%%

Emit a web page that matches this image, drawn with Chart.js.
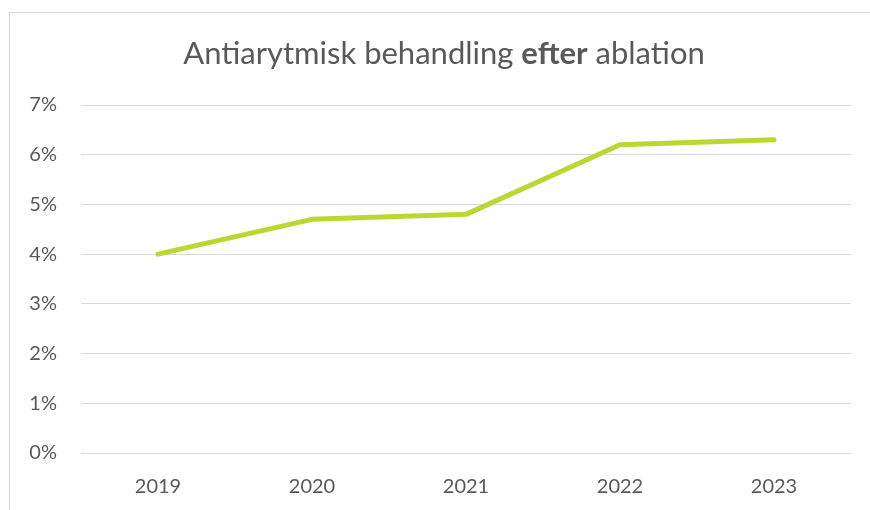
<!DOCTYPE html>
<html>
<head>
<meta charset="utf-8">
<script src="https://cdn.jsdelivr.net/npm/chart.js@4"></script>
<style>
  html, body { margin: 0; padding: 0; background: #fff; }
  #wrap { width: 870px; height: 510px; position: relative; }
</style>
</head>
<body>
<div id="wrap"><canvas id="lineChart"></canvas></div>
<script>
const years = ['2019', '2020', '2021', '2022', '2023'];
const shares = [4.0, 4.7, 4.8, 6.2, 6.3];
const yTicks = [0, 1, 2, 3, 4, 5, 6, 7];
const titleParts = [
  { text: 'Antiarytmisk behandling ', bold: false },
  { text: 'efter', bold: true },
  { text: ' ablation', bold: false }
];

const FONT = "'Source Sans Pro', Lato, 'Open Sans', sans-serif";
const GREY = '#595959';

// frame around the whole chart + the mixed-weight title
const decorations = {
  id: 'decorations',
  beforeDraw(chart) {
    const ctx = chart.ctx;
    ctx.save();
    ctx.strokeStyle = '#d9d9d9';
    ctx.lineWidth = 1;
    ctx.strokeRect(9.5, 12.5, 900, 600);
    ctx.restore();
  },
  afterDraw(chart) {
    const ctx = chart.ctx;
    ctx.save();
    const size = 31;
    let total = 0;
    const widths = titleParts.map(p => {
      ctx.font = (p.bold ? 'bold ' : '') + size + 'px ' + FONT;
      const w = ctx.measureText(p.text).width;
      total += w;
      return w;
    });
    let x = 444 - total / 2;
    ctx.fillStyle = GREY;
    ctx.textBaseline = 'alphabetic';
    titleParts.forEach((p, i) => {
      ctx.font = (p.bold ? 'bold ' : '') + size + 'px ' + FONT;
      ctx.fillText(p.text, x, 64);
      x += widths[i];
    });
    ctx.restore();
  }
};

new Chart(document.getElementById('lineChart'), {
  type: 'line',
  data: {
    labels: years,
    datasets: [{
      data: shares,
      borderColor: '#bdd631',
      borderWidth: 5,
      borderCapStyle: 'round',
      borderJoinStyle: 'round',
      pointRadius: 0,
      tension: 0,
      fill: false
    }]
  },
  options: {
    responsive: true,
    maintainAspectRatio: false,
    animation: false,
    layout: { padding: { top: 105, right: 19, bottom: 0, left: 0 } },
    plugins: {
      legend: { display: false },
      title: { display: false },
      tooltip: { enabled: false }
    },
    scales: {
      x: {
        offset: true,
        afterFit(axis) { axis.height = 57; },
        grid: { display: false, drawTicks: false },
        border: { display: false },
        ticks: { color: GREY, font: { family: FONT, size: 20 }, padding: 22 }
      },
      y: {
        min: 0,
        max: 7,
        afterBuildTicks(axis) { axis.ticks = yTicks.map(v => ({ value: v })); },
        afterFit(axis) { axis.width = 81; },
        grid: { color: '#d9d9d9', lineWidth: 1, drawTicks: false },
        border: { display: false },
        ticks: {
          color: GREY,
          font: { family: FONT, size: 20 },
          padding: 24,
          callback: v => v + '%'
        }
      }
    }
  },
  plugins: [decorations]
});
</script>
</body>
</html>
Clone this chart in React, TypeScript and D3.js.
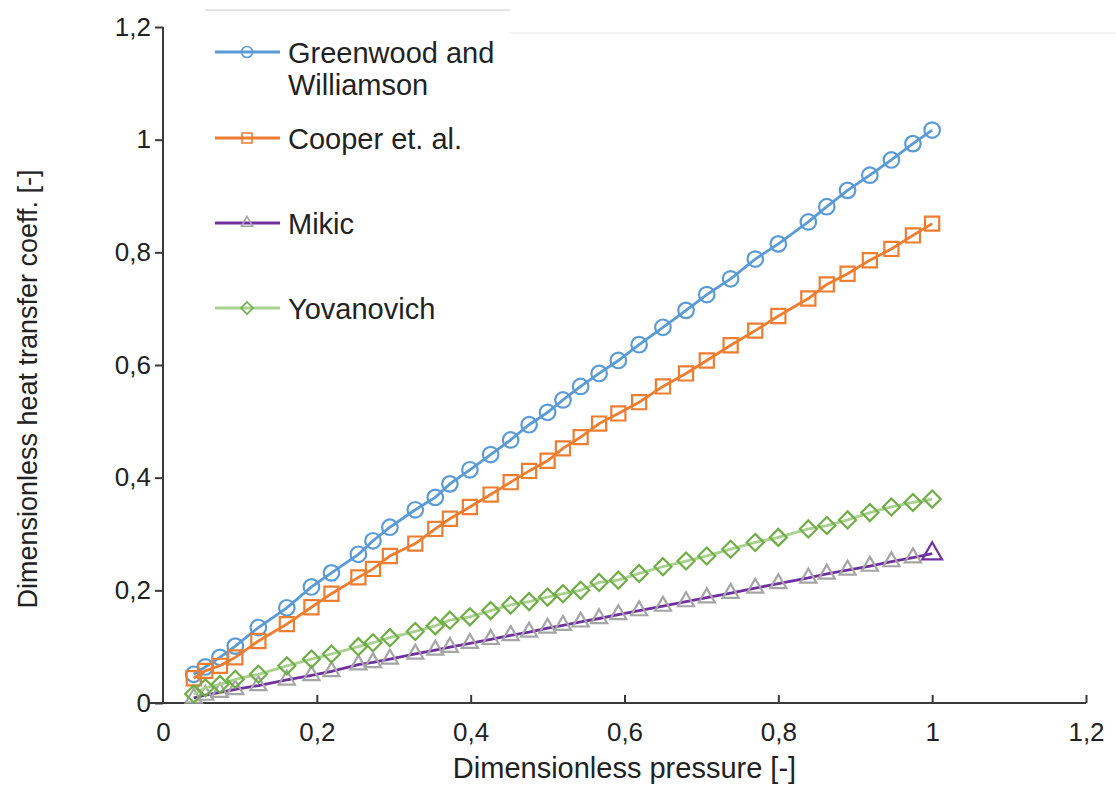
import React, { useEffect, useRef } from 'react';
import * as d3 from 'd3';

// dimensionless pressure (shared by all series)
const pressure = [
  0.04, 0.055, 0.074, 0.094, 0.124, 0.161, 0.193, 0.219, 0.254, 0.273, 0.295, 0.328, 0.354,
  0.373, 0.399, 0.426, 0.452, 0.476, 0.5, 0.52, 0.543, 0.567, 0.592, 0.619, 0.65, 0.68,
  0.707, 0.738, 0.77, 0.8, 0.839, 0.863, 0.89, 0.919, 0.947, 0.975, 1.0,
];

const greenwood = [
  0.051, 0.064, 0.081, 0.101, 0.134, 0.169, 0.206, 0.231, 0.264, 0.288, 0.312, 0.343, 0.365,
  0.389, 0.414, 0.441, 0.467, 0.494, 0.516, 0.538, 0.562, 0.585, 0.608, 0.636, 0.667, 0.697,
  0.725, 0.753, 0.788, 0.815, 0.854, 0.881, 0.91, 0.937, 0.964, 0.993, 1.017,
];

const cooper = [
  0.044, 0.057, 0.066, 0.081, 0.11, 0.14, 0.17, 0.194, 0.223, 0.238, 0.261, 0.283, 0.309,
  0.327, 0.348, 0.37, 0.392, 0.412, 0.43, 0.452, 0.472, 0.496, 0.514, 0.534, 0.562, 0.585,
  0.608, 0.635, 0.661, 0.687, 0.718, 0.743, 0.762, 0.786, 0.806, 0.83, 0.851,
];

const mikic = [
  0.009, 0.014, 0.019, 0.024, 0.031, 0.041, 0.049, 0.056, 0.068, 0.072, 0.078, 0.087, 0.094,
  0.099, 0.106, 0.113, 0.12, 0.126, 0.133, 0.138, 0.144, 0.15, 0.157, 0.164, 0.172, 0.18,
  0.187, 0.195, 0.204, 0.212, 0.222, 0.229, 0.236, 0.243, 0.251, 0.258, 0.265,
];

const yovanovich = [
  0.016, 0.027, 0.033, 0.042, 0.051, 0.066, 0.078, 0.087, 0.1, 0.107, 0.116, 0.127, 0.137,
  0.147, 0.153, 0.164, 0.174, 0.18, 0.188, 0.194, 0.2, 0.214, 0.218, 0.23, 0.242, 0.252,
  0.261, 0.273, 0.285, 0.294, 0.309, 0.315, 0.325, 0.338, 0.348, 0.356, 0.362,
];

const xTicks = [0, 0.2, 0.4, 0.6, 0.8, 1, 1.2];
const yTicks = [0, 0.2, 0.4, 0.6, 0.8, 1, 1.2];

const seriesNames = ['Greenwood and\nWilliamson', 'Cooper et. al.', 'Mikic', 'Yovanovich'];

const FONT = '"Liberation Sans", Arial, sans-serif';
const fmt = (v: number) => String(v).replace('.', ',');

function App() {
  const ref = useRef<SVGSVGElement>(null);

  useEffect(() => {
    const width = 1116, height = 787;
    const svg = d3.select(ref.current).attr('width', width).attr('height', height);
    svg.selectAll('*').remove();

    const x = d3.scaleLinear().domain([0, 1.2]).range([163, 1086]);
    const y = d3.scaleLinear().domain([0, 1.2]).range([703, 27]);

    // faint scan artifacts at the top
    svg.append('line').attr('x1', 205).attr('x2', 510).attr('y1', 10).attr('y2', 10).attr('stroke', '#c8c8c8').attr('stroke-width', 1);
    svg.append('line').attr('x1', 510).attr('x2', width).attr('y1', 33).attr('y2', 33).attr('stroke', '#ececec').attr('stroke-width', 1);

    // axes
    const axisColor = '#3a3a3a';
    const yAxis = svg.append('g').attr('transform', `translate(${x(0)},0)`)
      .call(d3.axisLeft(y).tickValues(yTicks).tickSize(8).tickFormat(d => fmt(+d)));
    yAxis.select('.domain').attr('stroke', axisColor).attr('stroke-width', 2).attr('d', `M0,${y(1.2)}V${y(0)}`);
    yAxis.selectAll('.tick line').attr('stroke', axisColor).attr('stroke-width', 2);
    yAxis.selectAll('.tick text').attr('x', -12).attr('font-size', 26).attr('font-family', FONT).attr('fill', '#222');

    const xAxis = svg.append('g').attr('transform', `translate(0,${y(0)})`)
      .call(d3.axisBottom(x).tickValues(xTicks).tickSize(-8).tickFormat(d => fmt(+d)));
    xAxis.select('.domain').attr('stroke', axisColor).attr('stroke-width', 2).attr('d', `M${x(0) - 13},0H${x(1.2)}`);
    xAxis.selectAll('.tick line').attr('stroke', axisColor).attr('stroke-width', 2);
    xAxis.selectAll('.tick').filter(d => d === 0).select('line').remove();
    xAxis.selectAll('.tick text').attr('y', 20).attr('font-size', 26).attr('font-family', FONT).attr('fill', '#222');

    svg.append('text').attr('x', (x(0) + x(1.2)) / 2).attr('y', 778).attr('text-anchor', 'middle')
      .attr('font-size', 29).attr('font-family', FONT).attr('fill', '#222').text('Dimensionless pressure [-]');
    svg.append('text').attr('transform', `translate(37,${(y(0) + y(1.2)) / 2 + 24}) rotate(-90)`).attr('text-anchor', 'middle')
      .attr('font-size', 27).attr('font-family', FONT).attr('fill', '#222').text('Dimensionless heat transfer coeff. [-]');

    const line = d3.line<number>().x((_, i) => x(pressure[i])).y(d => y(d));

    const symCircle = d3.symbol(d3.symbolCircle);
    const symSquare = d3.symbol(d3.symbolSquare);
    const symDiamond = d3.symbol(d3.symbolDiamond2);
    const symTriangle = d3.symbol(d3.symbolTriangle2);

    const series = [
      { values: greenwood, line: '#5b9bd5', width: 2.8, marker: '#5b9bd5', sym: symCircle, size: 190 },
      { values: cooper, line: '#ed7d31', width: 2.8, marker: '#ed7d31', sym: symSquare, size: 200 },
      { values: mikic, line: '#7030a0', width: 2.8, marker: '#a5a5a5', sym: symTriangle, size: 185 },
      { values: yovanovich, line: '#a9d18e', width: 2.8, marker: '#70ad47', sym: symDiamond, size: 185 },
    ];

    const plot = svg.append('g');
    series.forEach((s, si) => {
      plot.append('path').datum(s.values).attr('d', line).attr('fill', 'none')
        .attr('stroke', s.line).attr('stroke-width', s.width);
      plot.selectAll(`.m${si}`).data(s.values).join('path').attr('class', `m${si}`)
        .attr('transform', (d, i) => `translate(${x(pressure[i])},${y(d)})`)
        .attr('d', (d, i) => {
          const last = si === 2 && i === s.values.length - 1;
          return s.sym.size(last ? 280 : s.size)();
        })
        .attr('fill', 'none')
        .attr('stroke', (d, i) => (si === 2 && i === s.values.length - 1 ? '#7030a0' : s.marker))
        .attr('stroke-width', 2.2);
    });

    // legend
    const legendY = [52, 138, 223, 308];
    const leg = svg.append('g');
    series.forEach((s, si) => {
      const ly = legendY[si];
      leg.append('line').attr('x1', 215).attr('x2', 280).attr('y1', ly).attr('y2', ly)
        .attr('stroke', s.line).attr('stroke-width', 2.8);
      leg.append('path').attr('transform', `translate(247,${ly})`).attr('d', s.sym.size(s.size * 0.5)())
        .attr('fill', 'none').attr('stroke', s.marker).attr('stroke-width', 1.6);
      const t = leg.append('text').attr('x', 288).attr('y', ly + 11).attr('font-size', 29)
        .attr('font-family', FONT).attr('fill', '#222');
      seriesNames[si].split('\n').forEach((part, k) => {
        t.append('tspan').attr('x', 288).attr('dy', k === 0 ? 0 : 32).text(part);
      });
    });
  }, []);

  return <svg ref={ref} style={{ position: 'absolute', left: 0, top: 0, background: '#fff' }}></svg>;
}

export default App;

%%

◆ **Required task**
Make an exact copy of the lines from the top of the material through the line with "const GREY = '#595959';", pictures excluded.

◆ **Solved exercise**
Emit a web page that matches this image, drawn with Chart.js.
<!DOCTYPE html>
<html>
<head>
<meta charset="utf-8">
<script src="https://cdn.jsdelivr.net/npm/chart.js@4"></script>
<style>
  html, body { margin: 0; padding: 0; background: #fff; }
  #wrap { width: 870px; height: 510px; position: relative; }
</style>
</head>
<body>
<div id="wrap"><canvas id="lineChart"></canvas></div>
<script>
const years = ['2019', '2020', '2021', '2022', '2023'];
const shares = [4.0, 4.7, 4.8, 6.2, 6.3];
const yTicks = [0, 1, 2, 3, 4, 5, 6, 7];
const titleParts = [
  { text: 'Antiarytmisk behandling ', bold: false },
  { text: 'efter', bold: true },
  { text: ' ablation', bold: false }
];

const FONT = "'Source Sans Pro', Lato, 'Open Sans', sans-serif";
const GREY = '#595959';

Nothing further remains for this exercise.